In the award presentation, Foxman was joined by a rabbi, a priest and an imam. Whereupon ADL national chair Barry Curtiss-Lusher declared, “How pleasant it is to have siblings dwell together.”
Panetta noted that his family came from Italy to the Bronx to seek a better life for their children. “I washed glasses in my father’s restaurant,” he said. “My parents believed child labor was a requirement.”
Now that he’s out of national leadership, Panetta can assess his former environment fearlessly: “I’ve never seen so many people in Washington dedicated to screwing things up.”

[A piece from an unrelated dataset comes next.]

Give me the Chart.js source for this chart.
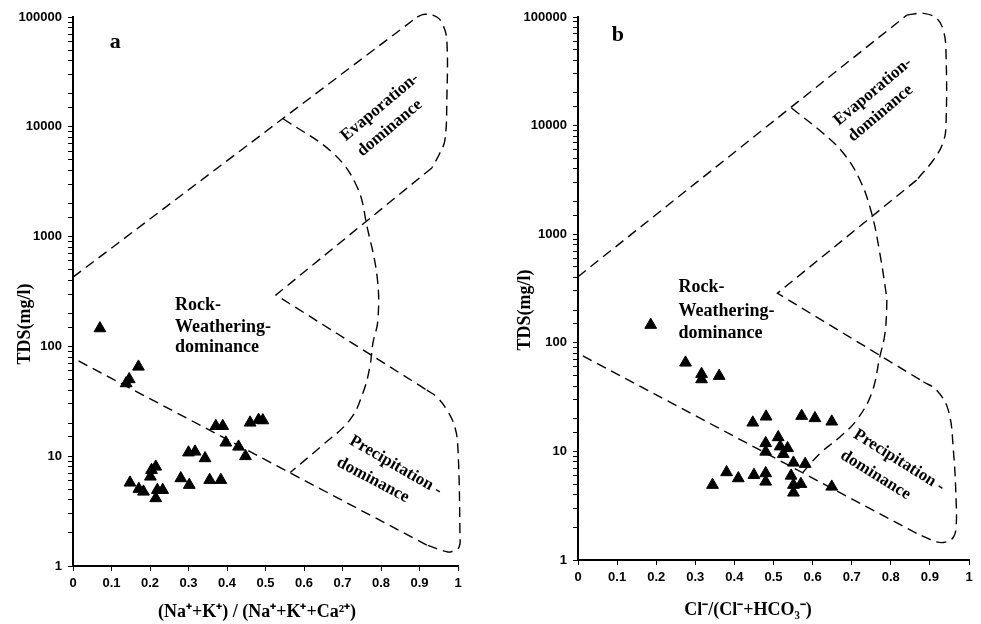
<!DOCTYPE html>
<html>
<head>
<meta charset="utf-8">
<script src="https://cdn.jsdelivr.net/npm/chart.js@4.4.0/dist/chart.umd.min.js"></script>
<style>
  html, body { margin: 0; padding: 0; background: #fff; }
  #wrap { position: relative; width: 981px; height: 624px; }
  .panel { position: absolute; top: 0; height: 624px; }
  #pa { left: 0; width: 490px; }
  #pb { left: 490px; width: 491px; }
</style>
</head>
<body>
<div id="wrap">
  <div class="panel" id="pa"><canvas id="chartA"></canvas></div>
  <div class="panel" id="pb"><canvas id="chartB"></canvas></div>
</div>
<script>
// samples, panel a: (Na+K)/(Na+K+Ca) vs TDS
const aRatio = [0.070, 0.170, 0.146, 0.138, 0.371, 0.389, 0.397, 0.430, 0.448, 0.460, 0.482, 0.493, 0.300, 0.317,
  0.343, 0.204, 0.215, 0.201, 0.148, 0.171, 0.183, 0.219, 0.233, 0.215, 0.280, 0.302, 0.355, 0.384];
const aTds = [146, 65.3, 50.2, 46.1, 18.8, 18.8, 13.3, 12.2, 10.0, 20.2, 21.4, 21.2, 10.8, 11.0,
  9.57, 7.48, 8.02, 6.51, 5.74, 5.03, 4.75, 4.92, 4.92, 4.14, 6.29, 5.47, 6.07, 6.07];

// samples, panel b: Cl/(Cl+HCO3) vs TDS
const bRatio = [0.186, 0.275, 0.316, 0.316, 0.361, 0.447, 0.481, 0.572, 0.606, 0.649, 0.512, 0.480, 0.480, 0.517, 0.536,
  0.525, 0.551, 0.581, 0.380, 0.410, 0.450, 0.480, 0.480, 0.344, 0.545, 0.551, 0.570, 0.551, 0.649];
const bTds = [146, 65.6, 51.6, 46.1, 49.5, 18.4, 20.9, 21.2, 20.2, 18.8, 13.5, 11.9, 9.93, 11.1, 10.7,
  9.46, 7.87, 7.66, 6.42, 5.65, 6.06, 6.29, 5.26, 4.91, 5.97, 4.91, 5.01, 4.17, 4.73];

// Gibbs boundaries, panel a
const aUpperX = [0, 0.894];
const aUpperY = [427, 100000];
const aTopX = [0.894, 0.914, 0.945, 0.961, 0.971, 0.971, 0.966, 0.953, 0.932];
const aTopY = [100000, 106000, 100000, 84500, 61700, 17500, 7580, 5770, 4220];
const aVertexX = [0.932, 0.527, 0.919];
const aVertexY = [4220, 294, 40];
const aBottomX = [0.919, 0.945, 0.971, 0.992, 1.0, 1.005, 1.003, 0.987, 0.974, 0.919];
const aBottomY = [40, 34.6, 26.4, 18.4, 11.4, 2.0, 1.49, 1.37, 1.34, 1.55];
const aLowerX = [0.919, 0];
const aLowerY = [1.55, 78.4];
const aArcX = [0.545, 0.675, 0.738, 0.764, 0.790, 0.792, 0.779, 0.771, 0.753, 0.719, 0.642, 0.564];
const aArcY = [11900, 5770, 2830, 1220, 429, 174, 107, 65, 37.6, 21.4, 12.1, 7.1];

// Gibbs boundaries, panel b
const bUpperX = [0, 0.841];
const bUpperY = [406, 104000];
const bTopX = [0.841, 0.883, 0.917, 0.934, 0.941, 0.941, 0.933, 0.909, 0.866];
const bTopY = [104000, 108000, 97300, 75900, 49700, 9770, 6870, 4820, 3150];
const bVertexX = [0.866, 0.510, 0.883];
const bVertexY = [3150, 286, 43.8];
const bBottomX = [0.883, 0.917, 0.947, 0.960, 0.967, 0.967, 0.960, 0.939, 0.917, 0.866];
const bBottomY = [43.8, 36.7, 24.0, 10.3, 3.57, 2.03, 1.62, 1.46, 1.47, 1.76];
const bLowerX = [0.866, 0];
const bLowerY = [1.76, 80];
const bArcX = [0.546, 0.627, 0.679, 0.721, 0.751, 0.772, 0.788, 0.790, 0.785, 0.772, 0.751, 0.713, 0.670, 0.619, 0.575];
const bArcY = [14500, 8490, 5560, 3160, 1560, 667, 286, 248, 122, 74.5, 34.3, 19.5, 13.6, 9.6, 6.4];

const serif = '"Liberation Serif", "Times New Roman", serif';
const sans = '"Liberation Sans", Arial, sans-serif';

const pts = (xs, ys) => xs.map((x, i) => ({ x, y: ys[i] }));

const boundary = (xs, ys, tension) => ({
  type: 'line',
  data: pts(xs, ys),
  borderColor: '#000',
  borderWidth: 1.4,
  borderDash: [10, 6],
  pointRadius: 0,
  fill: false,
  tension,
  clip: false,
});

// text inside the plot, anchored in data units
const notesPlugin = (panel) => ({
  id: 'notes',
  afterDatasetsDraw(chart) {
    const { ctx } = chart;
    const sx = chart.scales.x;
    const sy = chart.scales.y;
    ctx.save();
    ctx.fillStyle = '#000';
    ctx.textBaseline = 'middle';
    panel.notes.forEach((n) => {
      ctx.save();
      ctx.translate(sx.getPixelForValue(n.x), sy.getPixelForValue(n.y));
      ctx.rotate(((n.angle || 0) * Math.PI) / 180);
      ctx.font = `bold ${n.size || 17}px ${serif}`;
      ctx.textAlign = n.align || 'center';
      ctx.fillText(n.text, 0, 0);
      ctx.restore();
    });
    // axis titles
    ctx.font = `bold 18px ${serif}`;
    ctx.textAlign = 'center';
    ctx.fillText(panel.xTitle, panel.xTitlePos[0], panel.xTitlePos[1]);
    ctx.translate(panel.yTitlePos[0], panel.yTitlePos[1]);
    ctx.rotate(-Math.PI / 2);
    ctx.fillText('TDS(mg/l)', 0, 0);
    ctx.restore();
  },
});

const makeChart = (id, panel) => {
  const ctx = document.getElementById(id).getContext('2d');
  return new Chart(ctx, {
    type: 'scatter',
    data: {
      datasets: [
        {
          data: pts(panel.ratio, panel.tds),
          pointStyle: 'triangle',
          pointRadius: 6.8,
          backgroundColor: '#000',
          borderColor: '#000',
          borderWidth: 1,
          showLine: false,
          clip: false,
        },
        ...panel.lines,
      ],
    },
    options: {
      animation: false,
      responsive: true,
      maintainAspectRatio: false,
      layout: { padding: { top: 17, right: panel.padRight, left: 0, bottom: 0 } },
      scales: {
        x: {
          type: 'linear',
          min: 0,
          max: 1,
          afterFit: (s) => { s.height = panel.xHeight; },
          ticks: {
            stepSize: 0.1,
            autoSkip: false,
            maxRotation: 0,
            padding: 5,
            color: '#000',
            font: { family: sans, size: 13, weight: 'bold' },
            callback: (v) => String(+v.toFixed(1)),
          },
          grid: { drawOnChartArea: false, drawTicks: true, tickLength: 5, color: '#000', lineWidth: 1 },
          border: { color: '#000', width: 2 },
        },
        y: {
          type: 'logarithmic',
          min: 1,
          max: 100000,
          afterFit: (s) => { s.width = panel.yWidth; },
          ticks: {
            autoSkip: false,
            padding: 6,
            color: '#000',
            font: { family: sans, size: 13, weight: 'bold' },
            callback: (v) => {
              const l = Math.log10(v);
              return Math.abs(l - Math.round(l)) < 1e-9 ? String(Math.round(v)) : '';
            },
          },
          grid: { drawOnChartArea: false, drawTicks: true, tickLength: 5, color: '#000', lineWidth: 1 },
          border: { color: '#000', width: 2 },
        },
      },
      plugins: {
        legend: { display: false },
        tooltip: { enabled: false },
      },
    },
    plugins: [notesPlugin(panel)],
  });
};

makeChart('chartA', {
  ratio: aRatio,
  tds: aTds,
  lines: [
    boundary(aUpperX, aUpperY, 0),
    boundary(aTopX, aTopY, 0.4),
    boundary(aVertexX, aVertexY, 0),
    boundary(aBottomX, aBottomY, 0.4),
    boundary(aLowerX, aLowerY, 0),
    boundary(aArcX, aArcY, 0.4),
  ],
  padRight: 32,
  yWidth: 73,
  xHeight: 58,
  xTitle: '(Na\u207A+K\u207A) / (Na\u207A+K\u207A+Ca\u00B2\u207A)',
  xTitlePos: [257, 612],
  yTitlePos: [25, 324],
  notes: [
    { text: 'a', x: 0.110, y: 59200, size: 22 },
    { text: 'Evaporation-', x: 0.797, y: 15100, angle: -40 },
    { text: 'dominance', x: 0.823, y: 9750, angle: -40 },
    { text: 'Rock-', x: 0.265, y: 238, align: 'left', size: 18 },
    { text: 'Weathering-', x: 0.265, y: 150, align: 'left', size: 18 },
    { text: 'dominance', x: 0.265, y: 98.8, align: 'left', size: 18 },
    { text: 'Precipitation -', x: 0.838, y: 8.19, angle: 30 },
    { text: 'dominance', x: 0.779, y: 6.07, angle: 28 },
  ],
});

makeChart('chartB', {
  ratio: bRatio,
  tds: bTds,
  lines: [
    boundary(bUpperX, bUpperY, 0),
    boundary(bTopX, bTopY, 0.4),
    boundary(bVertexX, bVertexY, 0),
    boundary(bBottomX, bBottomY, 0.4),
    boundary(bLowerX, bLowerY, 0),
    boundary(bArcX, bArcY, 0.4),
  ],
  padRight: 12,
  yWidth: 88,
  xHeight: 64,
  xTitle: 'Cl\u207B/(Cl\u207B+HCO\u2083\u207B)',
  xTitlePos: [258, 610],
  yTitlePos: [35, 310],
  notes: [
    { text: 'b', x: 0.102, y: 68200, size: 22 },
    { text: 'Evaporation-', x: 0.754, y: 20500, angle: -40 },
    { text: 'dominance', x: 0.774, y: 13000, angle: -40 },
    { text: 'Rock-', x: 0.257, y: 326, align: 'left', size: 18 },
    { text: 'Weathering-', x: 0.257, y: 193, align: 'left', size: 18 },
    { text: 'dominance', x: 0.257, y: 122, align: 'left', size: 18 },
    { text: 'Precipitation -', x: 0.821, y: 8.2, angle: 32 },
    { text: 'dominance', x: 0.761, y: 6.07, angle: 32 },
  ],
});
</script>
</body>
</html>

He said it reminded him of the three missionaries—British, French, Italian—who fell into the hands of cannibals. The chief said, “You can kill yourselves or jump into this pot and be cooked. Either way we are going to use your skin to build a boat.”
The three killed themselves. The Brit slit his throat, the French plunged a knife into his heart, and the Italian started to slash and puncture his body.
“Are you crazy?” cried the cannibal chief. “What are you doing?”
“I’m going to screw up your boat,” the Italian said.